Uzbekistan is to hold snap presidential elections on July 9, President Shavkat Mirziyoyev has said, citing the need to pursue wide-ranging reforms as a reason for bringing the vote forward by more than three years.
The announcement on May 8 appears at first glance to confirm suspicions that changes to the constitution approved in a carefully choreographed referendum held last month were in large part engineered to enable Mirziyoyev, 65, to extend his time in office. Under the new rules, he will be allowed to seek election to another seven-year terms, instead of having to step aside at the end of his current and last permitted five-year term in 2026.
While speaking to the heads of the two chambers of parliament, political party leaders and ministers, however, Mirziyoyev volunteered an alternative range of explanations for calling early elections that he is guaranteed to win in Uzbekistan’s competition-free political system.
Changes to the constitution have radically reformatted how the institutions operate, making a new presidential mandate necessary, he argued.
“Our Basic Law (the constitution) stipulates that the people are the only source of state power. From this point of view, in the updated system of state power, a mandate should be given only to a leader whom our people trust,” the president said, without specifying if he was alluding to himself.
Reverting to the topic of last month’s referendum on the constitution, Mirziyoyev hailed how the vote, which was saw 90 percent of electors back the amendments, was conducted.
“By means of this historic choice, our people once again demonstrated their great faith in our reforms started six years ago,” he said.
Independent observers have indicated, though, that they feel that result was mostly achieved through coercion and trickery rather than genuine public engagement.
A preliminary report on the vote prepared by the Organization for Security and Cooperation in Europe’s Office for Democratic Institutions and Human Rights, or ODIHR, noted that the referendum took place “in an environment short of genuine political pluralism and competition.”
Vote monitors remarked on “various serious violations” during voting and counting and “an exclusively positive tone” in the referendum coverage by local media.
And while it is true that the constitutional changes have adjusted the balance of power between the various branches of government, critics maintain this has mostly been done to strengthen the president’s hand.
“Previously, the constitution granted parliament the power to approve presidential nominees for prime minister, cabinet ministers, the prosecutor general and the national security service chairman, among others,” the head of Berlin-based Uzbek Forum for Human Rights, Umida Niyazova, wrote in an op-ed for Nikkei Asia. “Under the amendments, parliament can now only endorse the president's choices.
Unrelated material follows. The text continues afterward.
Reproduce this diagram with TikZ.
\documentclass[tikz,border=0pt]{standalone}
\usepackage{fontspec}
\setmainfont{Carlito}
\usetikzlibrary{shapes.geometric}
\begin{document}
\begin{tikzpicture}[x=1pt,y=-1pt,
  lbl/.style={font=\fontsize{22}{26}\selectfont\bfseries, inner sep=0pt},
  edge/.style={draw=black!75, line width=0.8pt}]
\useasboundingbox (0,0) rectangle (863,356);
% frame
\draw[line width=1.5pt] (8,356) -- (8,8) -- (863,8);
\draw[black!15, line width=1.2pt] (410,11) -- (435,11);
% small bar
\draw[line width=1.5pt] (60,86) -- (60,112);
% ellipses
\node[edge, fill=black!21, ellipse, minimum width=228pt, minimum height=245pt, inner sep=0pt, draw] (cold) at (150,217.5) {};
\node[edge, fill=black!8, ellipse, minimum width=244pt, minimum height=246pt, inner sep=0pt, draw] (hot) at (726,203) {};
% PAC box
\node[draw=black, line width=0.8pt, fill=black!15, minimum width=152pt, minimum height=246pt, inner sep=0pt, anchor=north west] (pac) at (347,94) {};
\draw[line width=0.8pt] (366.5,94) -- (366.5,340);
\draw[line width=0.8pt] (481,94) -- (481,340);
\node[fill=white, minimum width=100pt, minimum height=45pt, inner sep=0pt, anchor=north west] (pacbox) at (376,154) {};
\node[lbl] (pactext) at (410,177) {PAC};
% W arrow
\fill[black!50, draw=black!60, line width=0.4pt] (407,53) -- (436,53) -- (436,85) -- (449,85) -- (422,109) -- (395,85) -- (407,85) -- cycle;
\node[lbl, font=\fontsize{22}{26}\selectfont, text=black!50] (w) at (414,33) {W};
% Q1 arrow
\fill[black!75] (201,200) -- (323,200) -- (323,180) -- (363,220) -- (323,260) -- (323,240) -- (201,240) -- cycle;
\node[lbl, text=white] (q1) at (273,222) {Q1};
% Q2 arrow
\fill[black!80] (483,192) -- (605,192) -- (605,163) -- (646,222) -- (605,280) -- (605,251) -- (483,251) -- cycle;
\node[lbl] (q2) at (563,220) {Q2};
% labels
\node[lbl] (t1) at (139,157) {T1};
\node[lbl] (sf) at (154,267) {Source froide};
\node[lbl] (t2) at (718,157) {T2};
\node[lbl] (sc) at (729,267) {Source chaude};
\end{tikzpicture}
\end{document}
In other words, the president no longer needs a parliamentary vote to appoint powerful officials of his choice.”
At this point, vote-fatigue may be wearing the public down.
A cartoon that circulated shortly after Mirziyoyev’s election announcement shows four men chatting over their cups of tea. One looks at his phone and breaks the news: "There's going to be an election in July." The man across from him responds in surprise: “Gosh, who did I vote for last week then?"